The Guggenheim Museum backed down on plans to show several controversial works of art that sparked a wave of outrage from people who slammed them as animal cruelty.
The museum released a statement late Monday night saying it made the decision to remove three pieces from its “Art and China After 1989: Theater of the World” exhibit, due to concerns for “the safety of its staff, visitors and participating artists.”
One of the pieces is a video titled “Dogs That Cannot Touch Each Other,” which shows frustrated pit bulls running on non-motorized treadmills facing each other. “Theater of the World,” another piece, includes live reptiles and insects preying on each other in an enclosed space.
Animal activists, including the ASPCA, PETA and actor Ricky Gervais, lashed out at the museum for supporting the works. In recent days, scores of people signed an online petition against the show, protested outside the museum and directly contacted museum staffers.
“If this is art, let’s tether” the artists as well, Gervais seethed in a profanity-laced tweet.

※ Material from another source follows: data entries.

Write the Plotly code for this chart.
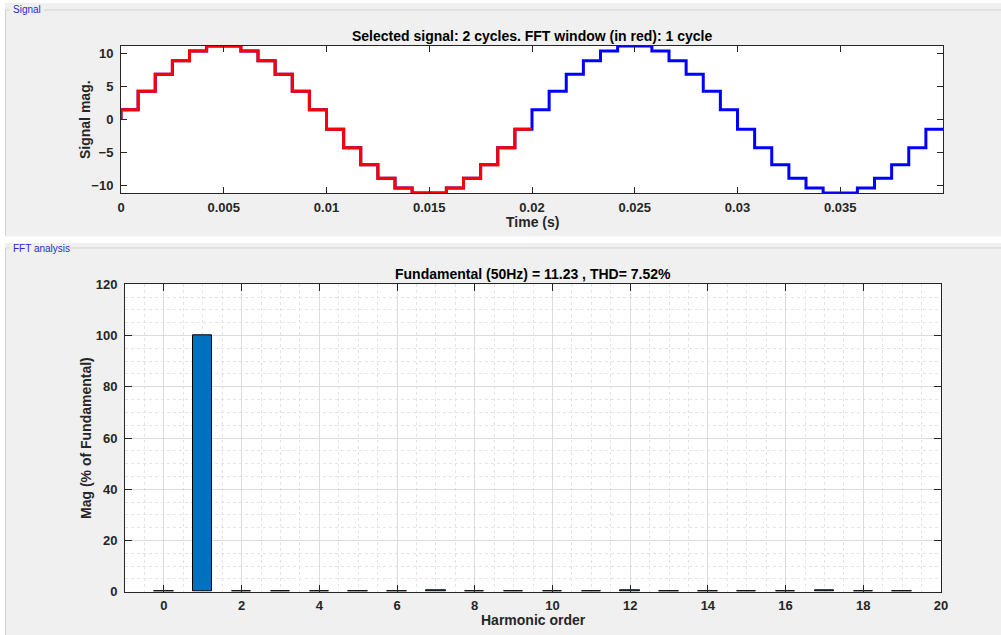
import plotly.graph_objects as go

# ---------------- data ----------------
# Stepped signal: held sample levels, one level per sampling interval
sample_period = 1 / 1200.0          # s, width of each stair step
cycle1_levels = [1.47, 4.30, 6.84, 8.91, 10.38, 11.13, 11.13, 10.38, 8.91, 6.84, 4.30, 1.47,
                 -1.47, -4.30, -6.84, -8.91, -10.38, -11.13, -11.13, -10.38, -8.91, -6.84, -4.30, -1.47]
cycle2_levels = [1.47, 4.30, 6.84, 8.91, 10.38, 11.13, 11.13, 10.38, 8.91, 6.84, 4.30, 1.47,
                 -1.47, -4.30, -6.84, -8.91, -10.38, -11.13, -11.13, -10.38, -8.91, -6.84, -4.30, -1.47]
start_value = 0.0
signal_end = 0.04                     # s

time_ticks = [0, 0.005, 0.01, 0.015, 0.02, 0.025, 0.03, 0.035]
time_tick_text = ["0", "0.005", "0.01", "0.015", "0.02", "0.025", "0.03", "0.035"]

# Harmonic spectrum, % of fundamental
harmonic_order = list(range(20))
harmonic_mag = [0.02, 100, 0.25, 0.03, 0.25, 0.10, 0.20, 0.40, 0.03, 0.12,
                0.25, 0.03, 0.45, 0.03, 0.25, 0.10, 0.03, 0.40, 0.25, 0.06]

fundamental = 11.23
thd = 7.52

# ---------------- build stair traces ----------------
all_levels = cycle1_levels + cycle2_levels
t_full = [0.0] + [k * sample_period for k in range(len(all_levels))] + [signal_end]
y_full = [start_value] + all_levels + [all_levels[-1]]

n1 = len(cycle1_levels)
t_win = [0.0] + [k * sample_period for k in range(n1)] + [n1 * sample_period]
y_win = [start_value] + cycle1_levels + [cycle1_levels[-1]]

W, H = 1001, 635


def px(x):
    return x / W


def py(y):
    return 1 - y / H


FONT = "Liberation Sans, Arial, Helvetica, sans-serif"
DARK = "#262626"

fig = go.Figure()

fig.add_trace(go.Scatter(x=t_full, y=y_full, mode="lines", line_shape="hv",
                         line=dict(color="#0000ff", width=3), xaxis="x", yaxis="y",
                         showlegend=False, hoverinfo="skip"))
fig.add_trace(go.Scatter(x=t_win, y=y_win, mode="lines", line_shape="hv",
                         line=dict(color="#ff0000", width=3), xaxis="x", yaxis="y",
                         showlegend=False, hoverinfo="skip"))

fig.add_trace(go.Bar(x=harmonic_order, y=harmonic_mag, width=0.5,
                     marker=dict(color="#0072bd", line=dict(color="#000000", width=1)),
                     xaxis="x2", yaxis="y2", showlegend=False, hoverinfo="skip"))

tickfont = dict(family=FONT, size=13, color=DARK, weight="bold")

common_axis = dict(showline=True, linecolor=DARK, linewidth=1, mirror="allticks",
                   ticks="inside", tickcolor=DARK, tickwidth=1,
                   tickfont=tickfont, zeroline=False, automargin=False)

fig.update_layout(
    width=W, height=H,
    margin=dict(l=0, r=0, t=0, b=0, pad=0, autoexpand=False),
    paper_bgcolor="#f0f0f0",
    plot_bgcolor="#ffffff",
    bargap=0,
    xaxis=dict(domain=[px(121), px(943)], range=[0, 0.04], anchor="y",
               tickvals=time_ticks, ticktext=time_tick_text, ticklen=6,
               showgrid=False, ticklabelstandoff=2, **common_axis),
    yaxis=dict(domain=[py(193), py(46)], range=[-11.14, 11.14], anchor="x",
               tickvals=[-10, -5, 0, 5, 10], ticklen=6, showgrid=False,
               ticklabelstandoff=4, **common_axis),
    xaxis2=dict(domain=[px(125), px(941)], range=[-1, 20], anchor="y2",
                tickvals=list(range(0, 21, 2)), ticklen=7,
                showgrid=True, gridcolor="#dcdcdc", gridwidth=1,
                minor=dict(dtick=0.5, tick0=0, showgrid=True, gridcolor="#e4e4e4",
                           griddash="dot", gridwidth=1, ticks=""),
                ticklabelstandoff=2, **common_axis),
    yaxis2=dict(domain=[py(591.7), py(284.3)], range=[0, 120], anchor="x2",
                tickvals=list(range(0, 121, 20)), ticklen=7,
                showgrid=True, gridcolor="#dcdcdc", gridwidth=1,
                minor=dict(dtick=5, tick0=0, showgrid=True, gridcolor="#e4e4e4",
                           griddash="dot", gridwidth=1, ticks=""),
                ticklabelstandoff=4, **common_axis),
)

# ---------------- window frame: white gaps and etched panel borders ----------------
shapes = []
for x0, y0, x1, y1 in [(0, 0, 1001, 3), (0, 0, 5, 635), (0, 236.5, 1001, 243)]:
    shapes.append(dict(type="rect", xref="paper", yref="paper",
                       x0=px(x0), x1=px(x1), y0=py(y1), y1=py(y0),
                       fillcolor="#ffffff", line=dict(width=0), layer="below"))
border = "#d2d2d2"
for x0, y0, x1, y1 in [(5.5, 10, 10, 10), (44, 10, 1001, 10), (5.5, 10, 5.5, 236),
                       (5.5, 248, 10, 248), (71, 248, 1001, 248), (5.5, 248, 5.5, 635)]:
    shapes.append(dict(type="line", xref="paper", yref="paper",
                       x0=px(x0), x1=px(x1), y0=py(y0), y1=py(y1),
                       line=dict(color=border, width=1), layer="below"))
fig.update_layout(shapes=shapes)

# ---------------- text ----------------
title_font = dict(family=FONT, size=14, color="#000000", weight="bold")
label_font = dict(family=FONT, size=14, color=DARK, weight="bold")
panel_font = dict(family=FONT, size=10, color="#2a2ad0")


def note(text, x, y, font, angle=0, xanchor="center"):
    fig.add_annotation(text=text, x=px(x), y=py(y), xref="paper", yref="paper",
                       showarrow=False, font=font, textangle=angle,
                       xanchor=xanchor, yanchor="middle")


note("Signal", 11, 10, panel_font, xanchor="left")
note("FFT analysis", 11, 248, panel_font, xanchor="left")
note("Selected signal: 2 cycles. FFT window (in red): 1 cycle", 532, 36, title_font)
note("Time (s)", 532, 222, label_font)
note("Signal mag.", 85, 120, label_font, angle=-90)
note(f"Fundamental (50Hz) = {fundamental:.2f} , THD= {thd:.2f}%", 533, 274, title_font)
note("Harmonic order", 533, 620, label_font)
note("Mag (% of Fundamental)", 86, 438, label_font, angle=-90)

fig.write_html("out.html")
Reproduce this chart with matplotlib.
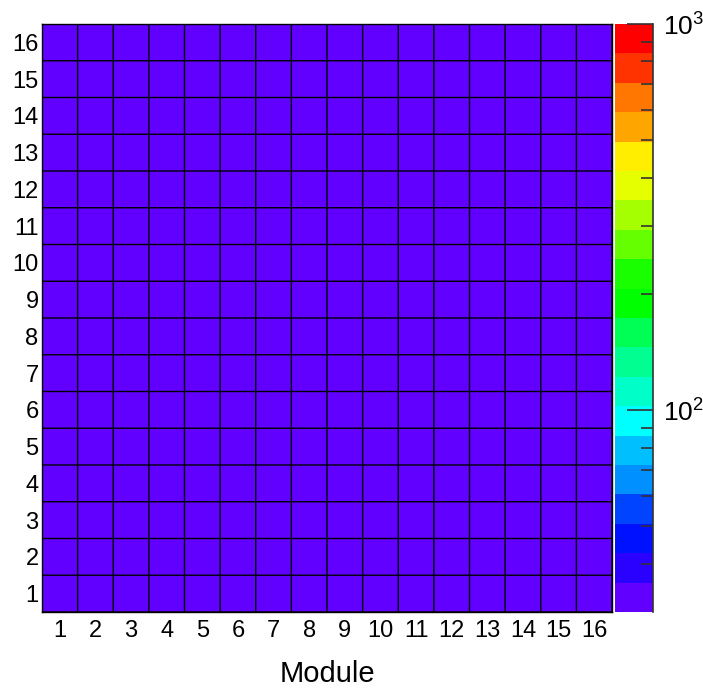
import numpy as np
import matplotlib
matplotlib.use("Agg")
import matplotlib.pyplot as plt
from matplotlib.colors import ListedColormap, LogNorm

plt.rcParams["font.family"] = ["Liberation Sans", "DejaVu Sans"]
plt.rcParams["mathtext.fontset"] = "custom"
plt.rcParams["mathtext.rm"] = "Liberation Sans"

# Module x channel occupancy map (16 x 16)
modules = list(range(1, 17))
channels = list(range(1, 17))
counts = [
    [32, 32, 32, 32, 32, 32, 32, 32, 32, 32, 32, 32, 32, 32, 32, 32],
    [32, 32, 32, 32, 32, 32, 32, 32, 32, 32, 32, 32, 32, 32, 32, 32],
    [32, 32, 32, 32, 32, 32, 32, 32, 32, 32, 32, 32, 32, 32, 32, 32],
    [32, 32, 32, 32, 32, 32, 32, 32, 32, 32, 32, 32, 32, 32, 32, 32],
    [32, 32, 32, 32, 32, 32, 32, 32, 32, 32, 32, 32, 32, 32, 32, 32],
    [32, 32, 32, 32, 32, 32, 32, 32, 32, 32, 32, 32, 32, 32, 32, 32],
    [32, 32, 32, 32, 32, 32, 32, 32, 32, 32, 32, 32, 32, 32, 32, 32],
    [32, 32, 32, 32, 32, 32, 32, 32, 32, 32, 32, 32, 32, 32, 32, 32],
    [32, 32, 32, 32, 32, 32, 32, 32, 32, 32, 32, 32, 32, 32, 32, 32],
    [32, 32, 32, 32, 32, 32, 32, 32, 32, 32, 32, 32, 32, 32, 32, 32],
    [32, 32, 32, 32, 32, 32, 32, 32, 32, 32, 32, 32, 32, 32, 32, 32],
    [32, 32, 32, 32, 32, 32, 32, 32, 32, 32, 32, 32, 32, 32, 32, 32],
    [32, 32, 32, 32, 32, 32, 32, 32, 32, 32, 32, 32, 32, 32, 32, 32],
    [32, 32, 32, 32, 32, 32, 32, 32, 32, 32, 32, 32, 32, 32, 32, 32],
    [32, 32, 32, 32, 32, 32, 32, 32, 32, 32, 32, 32, 32, 32, 32, 32],
    [32, 32, 32, 32, 32, 32, 32, 32, 32, 32, 32, 32, 32, 32, 32, 32],
]
z_min, z_max = 30, 1000

# 20-level rainbow palette, low -> high
palette = [
    "#6200ff", "#2a00ff", "#0011ff", "#0044ff", "#0090ff",
    "#00bfff", "#00ffff", "#00ffc8", "#00ff90", "#00ff55",
    "#00ff00", "#1aff00", "#66ff00", "#a5ff00", "#e5ff00",
    "#ffee00", "#ffa500", "#ff7700", "#ff3300", "#ff0000",
]
cmap = ListedColormap(palette)
norm = LogNorm(vmin=z_min, vmax=z_max)

W, H = 703, 691
fig = plt.figure(figsize=(W / 100, H / 100), dpi=100)
ax = fig.add_axes([42 / W, 1 - 612 / H, 570 / W, 588 / H])
cax = fig.add_axes([615 / W, 1 - 612 / H, 38 / W, 588 / H])

x_edges = np.arange(len(modules) + 1) + 0.5
y_edges = np.arange(len(channels) + 1) + 0.5
mesh = ax.pcolormesh(x_edges, y_edges, np.array(counts, dtype=float),
                     cmap=cmap, norm=norm, edgecolors="none")

# cell borders
ax.vlines(x_edges, y_edges[0], y_edges[-1], colors="black", linewidth=1.0,
          snap=False)
ax.hlines(y_edges, x_edges[0], x_edges[-1], colors="black", linewidth=1.0,
          snap=False)

ax.set_xlim(x_edges[0], x_edges[-1])
ax.set_ylim(y_edges[0], y_edges[-1])
ax.set_xticks(modules)
ax.set_xticklabels([str(m) for m in modules])
ax.set_yticks(channels)
ax.set_yticklabels([str(c) for c in channels])
ax.tick_params(axis="both", length=0, labelsize=17)
ax.tick_params(axis="x", pad=6)
ax.tick_params(axis="y", pad=2.5)
for s in ax.spines.values():
    s.set_color("black")
    s.set_linewidth(1.0)
ax.set_xlabel("Module", fontsize=21, labelpad=13)

cb = fig.colorbar(mesh, cax=cax)
cb.outline.set_visible(False)
cax.plot([1, 1], [0, 1], transform=cax.transAxes, color="#333333",
         lw=1.2, clip_on=False)
cax.yaxis.set_ticks_position("right")
cax.set_yticks([100, 1000])
cax.set_yticklabels([r"$\mathregular{10^{2}}$", r"$\mathregular{10^{3}}$"])
minor = [v * d for d in (10, 100) for v in range(2, 10) if z_min < v * d < z_max]
cax.set_yticks(minor, minor=True)
cax.yaxis.set_minor_formatter(matplotlib.ticker.NullFormatter())
cax.tick_params(axis="y", which="major", direction="in", length=19,
                width=1.2, color="#333333", labelsize=19, pad=7)
cax.tick_params(axis="y", which="minor", direction="in", length=9,
                width=1.2, color="#333333")

fig.savefig("out.png", dpi=100)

The Guggenheim had originally responded to the outrage on Thursday with a statement that the works are “intentionally challenging and provocative” and would remain in the show set to open in October.
But the museum relented on Monday while pointing out that the works had been exhibited in other museums in Asia, Europe and the United States.
“Explicit and repeated threats of violence have made our decision necessary,” the museum said in a statement. “As an arts institution committed to presenting a multiplicity of voices, we are dismayed that we must withhold works of art. Freedom of expression has always been and will remain a paramount value of the Guggenheim.”
Stephanie Lewis, who started a Change.org petition against the exhibition that gained over 600,000 signatures, called it “victory for the animals” on the petition site. But she added the Guggenheim has not addressed all of their concerns.
“They have not presented any statement that appropriately explains why they are defending the use of innocent beings in cruel and unusual ways for art,” she said.